Bonecas, vestidos, tudo era vendido sob a chancela de Shirley Temple, a criança-actriz cuja fama originaria até um cocktail baptizado em sua honra – um Shirley Temple, claro, não tem álcool e é apropriado para crianças. “Perguntei à minha mãe”, Gertrude Temple, por que é que as multidões gritavam por Shirley Temple “e ela disse: ‘Porque os teus filmes as fazem felizes’”, lembrava-se a actriz. A sua canção On the Good Ship Lollipop, de Bright Eyes (1934), tornou-se uma das suas actuações emblemáticas, juntamente com as interpretações em Little Miss Marker (1934), Poor Little Rich Girl (1936) ou Heidi (1937).

Contudo, se durante 19 anos foi actriz, os verdadeiros anos do sucesso terminaram quando entrava na adolescência. A sua carreira perdia fôlego quando atingiu os 12 anos e quando já tinha contracenado com Ginger Rogers, Spencer Tracy, Gary Cooper ou Carol Lombard. Em 1949, aos 21 anos, anunciou a sua saída oficial da carreira de actriz depois de Fort Apache (1948), com John Wayne e Henry Fonda e sob a realização de John Ford, e firmando como seu último filme Mr. Belvedere Goes to College.

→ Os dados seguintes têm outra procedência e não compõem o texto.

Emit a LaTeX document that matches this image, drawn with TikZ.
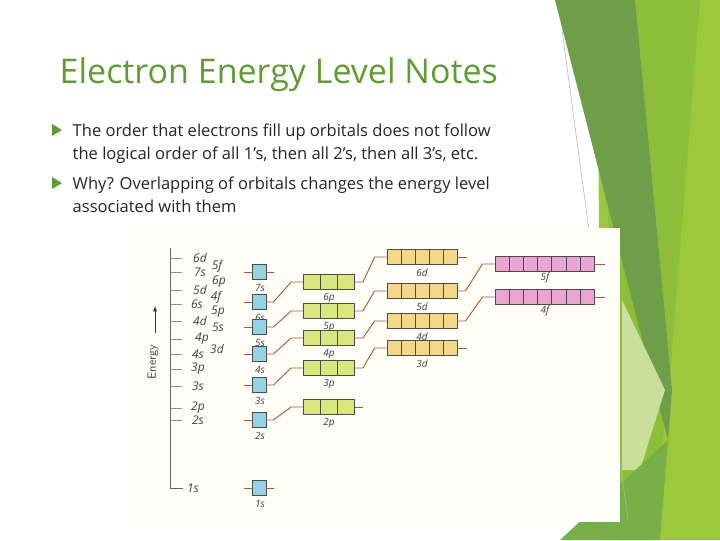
\documentclass[tikz,border=0pt]{standalone}
\usepackage{fontspec}
\setmainfont{Open Sans}
\definecolor{ttl}{HTML}{5E9E30}
\definecolor{gA}{HTML}{6E9E4A}
\definecolor{gB}{HTML}{8DBE3A}
\definecolor{gC}{HTML}{9CC83C}
\definecolor{gD}{HTML}{C9E09A}
\definecolor{gE}{HTML}{78B048}
\definecolor{conn}{HTML}{B5553F}
\definecolor{sC}{HTML}{92D5E2}
\definecolor{pC}{HTML}{D9E87E}
\definecolor{dC}{HTML}{F4D88A}
\definecolor{fC}{HTML}{EBA5D5}
\begin{document}
\begin{tikzpicture}[x=0.75pt,y=-0.75pt,
  cell/.style={draw=black!70,line width=0.6pt,minimum height=15*0.75pt,inner sep=0pt},
  lab/.style={font=\fontsize{7.5}{7.5}\selectfont\itshape,text=black!75,inner sep=0pt},
  cn/.style={conn,line width=0.7pt},
  bul/.style={fill=ttl}]
\useasboundingbox (0,0) rectangle (720,540);
\fill[white] (0,0) rectangle (720,540);
% background shapes
\fill[gC] (598,0) -- (720,0) -- (720,540) -- (600,540) -- cycle;
\fill[gB] (600,0) -- (700,0) -- (668,400) -- (650,540) -- (620,540)-- cycle;
\fill[gA] (555,0) -- (635,0) -- (672,390) -- (668,440) -- cycle;
\fill[gD] (622,300) -- (665,390) -- (640,470) -- (622,470) -- cycle;
\fill[gE] (560,540) -- (668,440) -- (660,540) -- cycle;
\draw[gray!60,line width=0.4pt] (562,30) -- (628,520);
% title
\node[anchor=west,text=ttl,font=\fontsize{25.5}{26}\selectfont] (title) at (55,75) {Electron Energy Level Notes};
% bullets
\fill[bul] (52,124) -- (62,130) -- (52,136) -- cycle;
\fill[bul] (52,177) -- (62,183) -- (52,189) -- cycle;
\node[anchor=north west,align=left,font=\fontsize{12.4}{17}\selectfont,text=black!85] (b1) at (68,119) {The order that electrons fill up orbitals does not follow\\the logical order of all 1’s, then all 2’s, then all 3’s, etc.};
\node[anchor=north west,align=left,font=\fontsize{12.4}{17}\selectfont,text=black!85] (b2) at (68,172) {Why? Overlapping of orbitals changes the energy level\\associated with them};
% diagram panel
\fill[yellow!3!white] (130,228) rectangle (620,522);
% axis
\draw[black!60,line width=0.6pt] (170,248) -- (170,488) -- (183,488);
\foreach \y/\t in {258/6d,272/7s,290/5d,304/6s,321/4d,339/4p,354/4s,369/3p,386/3s,408/2p,420/2s}{\draw[black!45,line width=0.5pt] (170,\y) -- (182,\y);}
\foreach \y/\t/\xx in {258/6d/200,272/7s/200,290/5d/200,304/6s/197,321/4d/200,339/4p/202,354/4s/198,369/3p/198,386/3s/198,408/2p/198,420/2s/198,488/1s/193,266/5f/217,282/6p/219,297/4f/216,312/5p/218,327/5s/218,349/3d/217}{\node[lab,font=\fontsize{9}{9}\selectfont\itshape] (l\t) at (\xx,\y) {\t};}
\node[rotate=90,font=\fontsize{9}{9}\selectfont\sffamily,text=black!70] (en) at (153,362) {Energy};
\coordinate (ea) at (155,333); \coordinate (eb) at (155,306);
\draw[-latex,black!80] (ea) -- (eb);
% s boxes
\foreach \n/\y in {7/272,6/302,5/327,4/354,3/385,2/420,1/488}{
 \node[cell,fill=sC,minimum width=14*0.75pt] (s\n) at (259,\y) {};
 \node[lab] at (260,\y+16) {\n s};}
% p boxes
\foreach \n/\y in {6/282,5/311,4/338,3/368,2/407}{
 \foreach \k in {0,1,2}{\node[cell,fill=pC,minimum width=17*0.75pt] (p\n c\k) at (312+17*\k,\y) {};}
 \node[lab] at (329,\y+16) {\n p};}
% d boxes
\foreach \n/\y in {6/257,5/291,4/321,3/348}{
 \foreach \k in {0,...,4}{\node[cell,fill=dC,minimum width=14*0.75pt] (d\n c\k) at (394+14*\k,\y) {};}
 \node[lab] at (422,\y+16) {\n d};}
% f boxes
\foreach \n/\y in {5/264,4/297}{
 \foreach \k in {0,...,6}{\node[cell,fill=fC,minimum width=14.2*0.75pt] (f\n c\k) at (502+14.2*\k,\y) {};}
 \node[lab] at (545,\y+14) {\n f};}
% connectors s->p
\foreach \n in {2,...,6}{\draw[cn] (s\n.west) -- ++(-8,0);
 \draw[cn] (s\n.east) -- ++(7,0) -- ([xshift=-12*0.75pt]p\n c0.west) -- (p\n c0.west);}
\foreach \n in {7,1}{\draw[cn] (s\n.west) -- ++(-8,0); \draw[cn] (s\n.east) -- ++(8,0);}
% p->d
\foreach \n in {3,...,6}{\draw[cn] (p\n c2.east) -- ++(8,0) -- ([xshift=-12*0.75pt]d\n c0.west) -- (d\n c0.west);}
\draw[cn] (p2c2.east) -- ++(8,0);
% d->f
\foreach \n in {4,5}{\draw[cn] (d\n c4.east) -- ++(8,0) -- ([xshift=-12*0.75pt]f\n c0.west) -- (f\n c0.west);}
\draw[cn] (d6c4.east) -- ++(10,0);
\draw[cn] (d3c4.east) -- ++(10,0);
\foreach \n in {4,5}{\draw[cn] (f\n c6.east) -- ++(10,0);}
\end{tikzpicture}
\end{document}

Shirley Temple tornou-se Shirley Temple Black ao casar-se pela segunda vez com o oficial da Marinha Charles Black, depois de um curto casamento, aos 17 anos, com o sargento tornado actor John Agar que resultou na sua primeira filha, Linda Susan. Casada com Charles Black até à morte deste, em 2005, teve mais dois filhos (a sua filha Lori Black foi baixista do grupo punk Melvins) e entrou em contacto com os circuitos políticos de Washington graças à actividade política e empresarial do marido. Angariou fundos para a campanha presidencial de reeleição do republicano Richard Nixon, integrou a equipa de representantes dos EUA nas Nações Unidas em 1969, foi embaixadora no Gana entre 1974 e 1976 e, depois de ter vivido in loco a Primavera de Praga, tornou-se embaixadora americana na antiga Checoslováquia entre 1989 e 1992.

Este foi, segundo disse numa entrevista ao Washington Post, o seu melhor emprego. Porque, aliás, como disse à revista Time em 1967, era diferida a convivência com a imagem que o mundo guardou dela: "Penso sempre nela como 'a rapariguinha'. Ela não sou eu".